I want you to imagine that you’re wearing a delightful off-white flirty skirt (okay if you’re a guy that’s a bit of a stretch so just imagine your favorite pair of khakis or something) and you’re feeling pretty good about yourself as you stroll down the supermarket isle. You grab an IZZE…the more nutritious and delectable choice over the common soda to go with your lunch (70% fruit juice, 30% sparkling water, no sugars added, cute glass bottle…). You head to the ten items or less lane to purchase your 99 cent beverage, and as you approach, happy and unaware of any possible dangers, your foot begins to slip ever so slightly out from beneath you. (My guess is the ice cream cooler beside the checkout stand is leaking a bit and a small puddle of water has formed which ever so small is more than a match for your traction-less flip-flop.) As you begin to slip you reach out with your left hand to grab the counter at which time you loose control of your drink of choice, which in an almost slow motion effect, slips from your finger tips and goes crashing to the floor. I think your first thought (after the initial shock, of course) would be one of remorse, embarrassment, and “oops…did I do that”.
Now at this point, I imagine a store clerk would run over to offer assistance…another would probably just stare in disbelief and then ask you if you ‘slipped?’ (Thank you Captain Obvious!) The preliminary shock beginning to wear off, you would then look down to see a puddle of brazing purple red pomegranate juice encircling your feet. You would begin to feel the sticky mess dripping down your knees. Gripping the edge of the counter you would (still not thinking terribly clear) step back to move out of the way of the huge mop heading your direction. In doing so you suddenly notice with some apprehension all the glass about your feet, and then with more alarm you feel the crunch of glass and the tiny sliver pricks in the sole of your foot. Your flip-flop is filled with minute bits of glass, and you are backing up right on top of them! Stop! You pull your sticky dripping glass covered flip-flop off of you foot and dangle it over a paper bag that a store clerk is carefully shoving shards of broken bottle into and shake the glass ever so forcefully from your shoe.
Now thinking more clearly (probably because of the pain of glass in your foot), you take this moment to exam the situation. You are standing on one foot, holding a flip-flop in your right hand and the counter top in your left. A store clerk is at your feet with a paper bag filled now with glass. Another clerk is trying to tear open a paper towel roll as the first clerk assures her that the store will pay for the paper towels if she opens them. Farther away a bagger is still filling bags of groceries while yelling out, “Did you slip?” “Are you okay?” “Did you cut your foot?” “Is that blood?” “We have tweezers if you want to pull the glass out of your foot!” “I don’t understand…did she slip?” “Did she cut her foot?” “Do you want another drink?”

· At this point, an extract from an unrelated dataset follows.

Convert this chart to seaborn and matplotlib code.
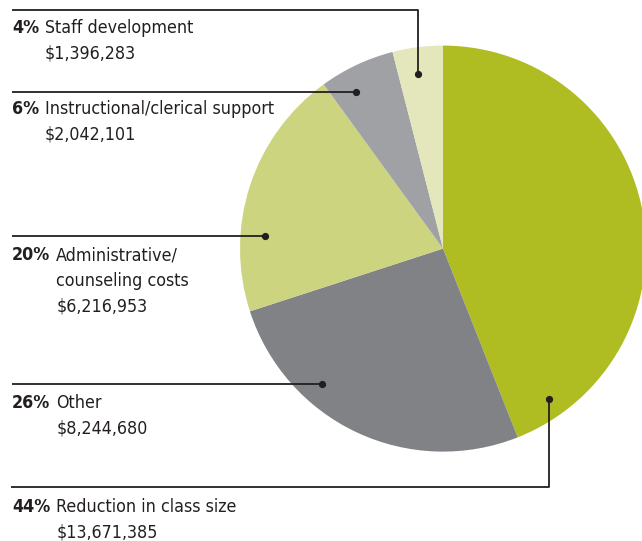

Will she ever be silent, you wonder. Now the whole store is watching. What a fiasco. You decline the tweezers or another drink. You tell them that you just want to pay for what you have and go home. I would imagine, at that point, you would pay your bill, hobble out of the store, and try and decide what has upset you more…the sticky blood and juice mixture drying to your legs and feet or the fact that your favorite flouncy flirty skirt is now tie-dyed! I mean…that’s what I think you would be thinking. It’s not like I’m speaking from experience or anything. I mean I’m just hypothesizing, right. Just a little ol’ funny – made up story…haha…right…ha… umm … ha.